Last October, the payments giant Stripe announced a blockbuster $1.1 billion acquisition of Bridge, a little-known startup focused on the dollar-backed cryptocurrencies known as stablecoins. Long a feature of the insular world of blockchain diehards, the technology had yet to break into Silicon Valley. But Stripe’s acquisition, alongside the thawing regulatory environment under the Trump administration, has catapulted stablecoins into the mainstream.
Almost a year after buying Bridge, Stripe is launching a product that will entail the $106 billion fintech further incorporating stablecoins into its core business — and potentially upending global payments. The new offering, announced on Tuesday, is called open issuance and will allow businesses to launch and manage their own stablecoins, including capturing the valuable yield earned off their reserves. Those reserves, typically consisting of U.S. Treasury bills and bank deposits, earn interest and ensure a stablecoin maintains a 1:1 peg to real-world dollars. Popular stablecoins such as Circle’s USDC and Tether don’t pass on the earnings to holders.
Like Stripe’s acquisition of Bridge, open issuance could be a major catalyst for driving stablecoin adoption by non-crypto businesses, though the early adopters are all blockchain firms.
“We are just really devout believers in the power of stablecoins to improve global money movement and storage,” said William Gaybrick, Stripe’s president of technology and business, in an interview with Fortune. “Open issuance is itself a very powerful lever to do that further.”
Stripe’s crypto gamble
Stripe grew into a Silicon Valley juggernaut by building payment processing software for online merchants and mobile apps, building essential infrastructure that enabled e-commerce. Crypto proponents have long argued that stablecoins represent the natural next step, facilitating near-instantaneous transactions with minuscule fees by using blockchain technology.

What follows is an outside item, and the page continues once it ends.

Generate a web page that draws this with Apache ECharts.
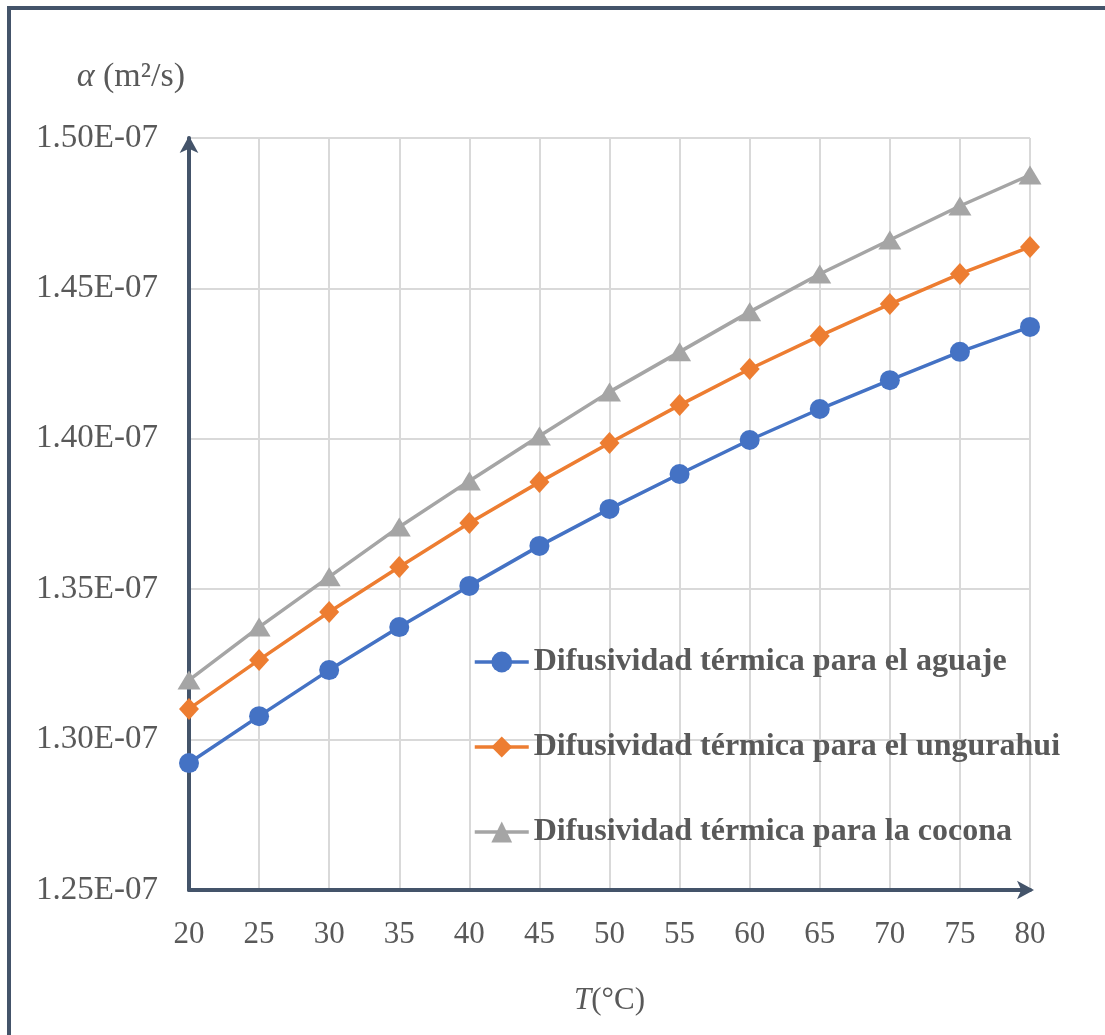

Still, the tumult of the crypto sector, and uncertain regulatory status of stablecoins, meant that many firms stayed away from the technology outside of limited pilots and marketing stunts. Even Stripe’s acquisition of Bridge in 2024 did not mean that the company would embrace stablecoins, especially because their value add would theoretically undercut Stripe’s business model of charging transaction fees. But the passage of the Genius Act, or legislation advanced by Congress and signed by President Trump in July that established a regulatory framework around stablecoins, created an unlock that made it easier for companies to begin experimenting with the space.